Food Insecurity: A Real Reason Kids May be Hungry at School – and What We Can Do About It: Part 3 of 3

For millions of American children, school lunch is often their best – and sometimes – only real meal of the day. According to Feeding America, 16.7 million children lived in food insecure households in 2011. The numbers can tell the scope, but the not very painful effects of food insecurity for children. 

School nutrition professionals know that Mondays and Fridays are often the worst days of the week for food insecure children. On Monday morning, many children really are “starving” after a weekend without enough food to fill their stomachs well. At school breakfast on Monday morning, children can seem insatiable and want more than one serving. How would you feel after a weekend without enough to eat?

On Friday’s school lunch, food insecure children may tend to overeat and/or to hoard food that they can scavenge from other student’s trays. This not bad behavior or a hunger game. It is a very real and natural response to being deprived of food. It is the body’s response to being chronically underfed, as documented in Ansel Keyes classic study of starvation in healthy young men.

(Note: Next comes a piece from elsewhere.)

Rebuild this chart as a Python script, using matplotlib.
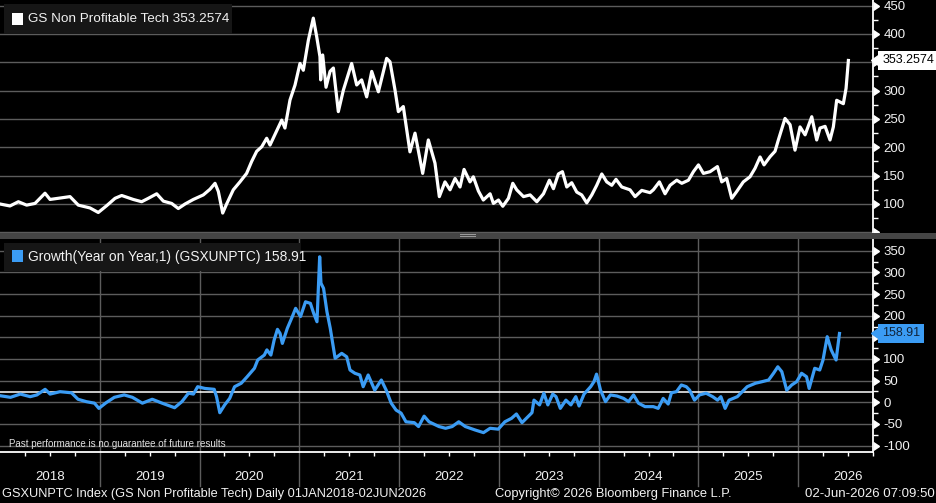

Middle school students wait for breakfast in Billings, Montana

We do not completely understand the complex interactions of food insecurity, obesity and undernutrition, especially in their effect on children. The Food Research and Action Center (FRAC) offers an excellent summary of the key factors that make low-income and food insecure families more vulnerable to overweight and obesity, including:

  • Cycles of food deprivation and overeating
  • Lack of access to healthy, affordable foods
  • Fewer opportunities for physical activity
  • High levels of stress
  • Limited access to health care

While we have a national discussion about the merits of the 2010 Healthy, Hunger-Free Kids Act and the the 2012 Nutrition Standards for School Meals, we must never forget those students who are truly hungry – not just YouTube sensations because they didn’t approve of their new food options in the cafeteria. Whether you call it childhood hunger or family food insecurity, this is a real and tragic problem in our country.

In terms of what we can do, there is no better role model than Senator George McGovern, who passed away today after a decades of public service. We can each look around our own communities and ask a simple question: What is the most effective thing that I can do to end hunger?